The organisation is financed through different means: corporate funding partners such as AT&T, Accenture, Ernst & Young and Marriott support the organisation both financially and also through helping with 'Next Steps' by providing professional training, grants towards qualifications and job opportunities. The organisation relies a lot on help from its volunteers at a local level, and also raises money through fundraisers, particularly fundraisers for marathons and other races.
“I was living rather than striving or surviving”
I just showed up and said, ‘Hi, I want to run with you’. I heard that they would take me even if I was walking, I didn’t have to run.
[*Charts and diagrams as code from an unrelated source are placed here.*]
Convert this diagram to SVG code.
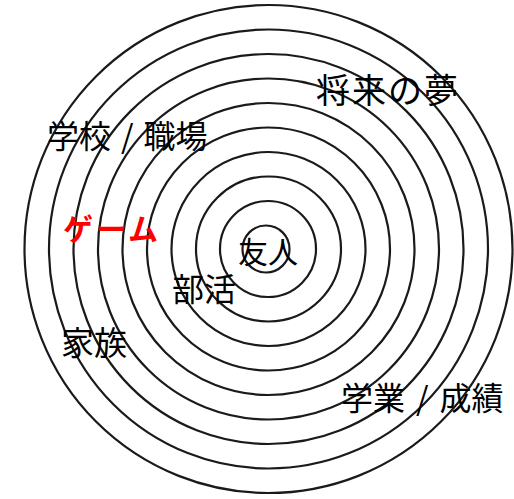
<svg xmlns="http://www.w3.org/2000/svg" width="514" height="499" viewBox="0 0 514 499">
<style>
.ring{fill:none;stroke:#1a1a1a;stroke-width:2.2}
.t{font-family:"Noto Sans CJK JP","Noto Sans",sans-serif;fill:#000}
.r{font-family:"Noto Sans CJK JP","Noto Sans",sans-serif;fill:#ff0000;font-weight:bold}
</style>
<rect width="514" height="499" fill="#fff"/>
<g id="rings">
<circle class="ring" cx="268.5" cy="249" r="244"/>
<circle class="ring" cx="268.5" cy="249" r="219.5"/>
<circle class="ring" cx="268.5" cy="249" r="195"/>
<circle class="ring" cx="268.5" cy="249" r="170.5"/>
<circle class="ring" cx="268.5" cy="249" r="146"/>
<circle class="ring" cx="268.5" cy="249" r="121.5"/>
<circle class="ring" cx="268.5" cy="249" r="97"/>
<circle class="ring" cx="268.5" cy="249" r="72.5"/>
<circle class="ring" cx="268" cy="249" r="48"/>
<circle class="ring" cx="266" cy="249" r="23.5"/>
</g>
<g id="labels">
<text id="dream" class="t" x="316" y="103" font-size="34" textLength="142">将来の夢</text>
<text id="school" class="t" x="47" y="148" font-size="32">学校<tspan dx="10">/</tspan><tspan dx="10">職場</tspan></text>
<text id="game" class="r" x="63" y="240" font-size="30" textLength="95">ゲーム</text>
<text id="friend" class="t" x="238" y="263" font-size="30">友人</text>
<text id="club" class="t" x="172" y="301" font-size="32">部活</text>
<text id="family" class="t" x="61" y="355" font-size="33">家族</text>
<text id="grades" class="t" x="341" y="410" font-size="32">学業<tspan dx="11">/</tspan><tspan dx="11">成績</tspan></text>
</g>
</svg>
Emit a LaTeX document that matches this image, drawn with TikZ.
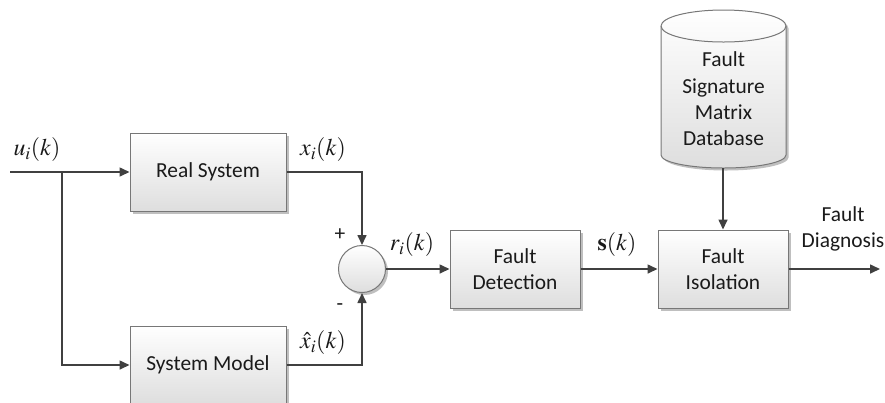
\documentclass[tikz,border=0pt]{standalone}
\usepackage{mathptmx}
\usepackage[no-math]{fontspec}
\setmainfont{Carlito}
\usetikzlibrary{arrows.meta,shadows}
\definecolor{ln}{HTML}{404040}
\definecolor{bd}{HTML}{777777}
\definecolor{txt}{HTML}{1a1a1a}
\begin{document}
\begin{tikzpicture}[x=1bp,y=-1bp,
  font=\fontsize{21.5}{26.5}\selectfont, text=txt,
  shd/.style={drop shadow={shadow xshift=2.5bp,shadow yshift=-2.5bp,opacity=0.25,fill=black}},
  blk/.style={draw=bd, line width=1bp, top color=white, bottom color=black!13,
    minimum width=156bp, minimum height=78bp, inner sep=0pt, align=center, shd},
  conn/.style={draw=ln, line width=1.6bp, -{Triangle[length=10bp,width=9bp]}},
  lbl/.style={inner sep=0pt},
  mth/.style={inner sep=0pt, font=\fontsize{24}{28}\selectfont},
]
\useasboundingbox (0,0) rectangle (885,402);
% blocks
\node[blk] (rs) at (208,172) {Real System};
\node[blk] (sm) at (208,365) {System Model};
\node[circle, draw=bd, line width=1bp, minimum size=47bp, inner sep=0pt,
  top color=white, bottom color=black!13, shd] (sum) at (362,269) {};
\node[blk, minimum width=130bp] (fd) at (515,269) {Fault\\Detection};
\node[blk, minimum width=130bp] (fi) at (723,269) {Fault\\Isolation};
% database cylinder
\path[draw=bd, line width=1bp, top color=white, bottom color=black!13, shd]
  (661,26) -- (661,155) arc[start angle=180,end angle=0,x radius=62.5,y radius=13]
  -- (786,26) arc[start angle=0,end angle=-180,x radius=62.5,y radius=16] -- cycle;
\draw[draw=bd, line width=1bp] (661,26) arc[start angle=180,end angle=0,x radius=62.5,y radius=16];
\node[lbl, align=center] (db) at (723.5,99) {Fault\\Signature\\Matrix\\Database};
\coordinate (dbb) at (723,168);
% coordinates
\coordinate (in) at (10,172);
\coordinate (br) at (62,172);
\coordinate (out) at (880,269);
% connectors
\draw[conn] (in) -- (rs.west);
\draw[conn] (br) |- (sm.west);
\draw[conn] (rs.east) -| (sum.north);
\draw[conn] (sm.east) -| (sum.south);
\draw[conn] (sum.east) -- (fd.west);
\draw[conn] (fd.east) -- (fi.west);
\draw[conn] (dbb) -- (fi.north);
\draw[conn] (fi.east) -- (out);
% labels
\node[mth] (lu) at (37,150) {$u_i(k)$};
\node[mth] (lx) at (323,150) {$x_i(k)$};
\node[mth] (lxh) at (323,343) {$\hat{x}_i(k)$};
\node[lbl] (lp) at (340,235) {+};
\node[lbl] (lm) at (340,307) {-};
\node[mth] (lr) at (412,245) {$r_i(k)$};
\node[mth] (ls) at (617,245) {$\mathbf{s}(k)$};
\node[lbl, align=center] (lfd) at (843,229) {Fault\\Diagnosis};
\end{tikzpicture}
\end{document}
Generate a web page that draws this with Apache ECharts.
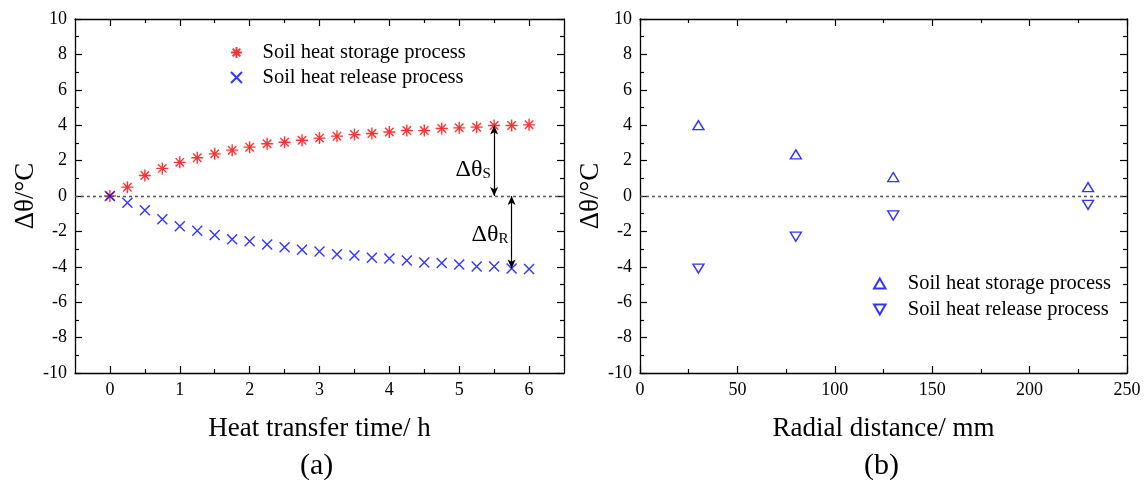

I knew that there was nothing else available to me.
At that time I wasn’t hopeful and I wasn’t desperate. I was just living. I was living rather than striving or surviving. I was hoping to get a job that was commensurate with my abilities but I didn’t know how to do that. I had been down sick and not connected for so long that I just didn’t know how to get a job. I am an unusual case: I’m fully educated with a masters degree, I’m not a minority, and I don’t have dependent children — so on paper it was very difficult for people to see why I couldn’t get a job.
Phaedra [middle, in white], finishing the 2016 Marathon in Chicago.
There’s this thing that I call the idleness of homelessness. It’s very common in the people that I see where I live: there’s nothing to do. It costs too much to travel anywhere, to go to a museum or a library. Back on My Feet really addressed that problem because every 48 hours you had something to do, and that was so important to me.
“Just come back”
I think I learned quickly that the expectation was just ‘come back’. On that first run with them, there was someone to do every step with you: when I stopped, they stopped; and when I started, they started again. Everybody runs with everybody. The rule is that no one is left behind so if somebody starts to fall off, somebody else will fall off with them.
When I started running I was only running half a block. Last May I ran a half-marathon, and that was the moment that I realised I was a runner. It was a difficult finish, I was in a lot of pain, I was struggling, and as I came around the final corner to the finish line, I heard people in the crowd yelling a phrase of mine that I always say at the beginning and end of a run. The person who started the chant was someone who had won her age group, and had hung around for hours to wait to shout encouragement at me. Having someone stay to do that was really impactful.
Phaedra [middle, in white] after completing the October 2016 marathon in Chicago.
Since joining Back on My Feet, Phaedra has found a full-time job and has run both marathons and half-marathons. She continues to run every Monday, Wednesday and Friday morning.
I would say that now a third, if not half, of my life is Back on My Feet. They’re my friends, they’re my confidants, the way I spend my time and money, they’re part of the decisions that I make. I think about the impact they’ve made on my life. I would not be able to do my job or have my job if it weren’t for Back on My Feet. It’s become a lifestyle.
“The adrenaline of running provides that ‘runners high’ to drive you in other aspects of your life”
Katy Sherratt is the CEO of Back on My Feet.
It’s a really inclusive sport with limited barriers and relatively little training required – all you need is pavement and a pair of sneakers. The adrenaline running provides and the sense of accomplishment help provide that ‘runners high’ to drive you in other aspects of your life. Ninety per cent of our members routinely report increased self-esteem and self-confidence because they are doing something they didn’t think possible. If you are living in a homeless shelter, struggling to see a way out, running can give you a sense of calm, clarity and accomplishment.
CEO Katy Sherratt in running garb.
After leaving her job with a large multinational company, Phaedra Malatek, 51, had health problems that meant she wasn’t able to go back to work for two years – and by the time she felt able to, she had lost a lot of her connections and skills from being out of the workplace for so long. She moved into transitional housing, known in the US as an SRO (Single Room Occupancy), which is a residence similar to a hotel where residents share bathrooms and kitchens but have their own single bedrooms.
She found out about the local branch of the programme where she lived in Chicago and she ruminated on it for six months – before finally plucking up the courage to turn up at the local group for her first run on her 50th birthday in June 2015.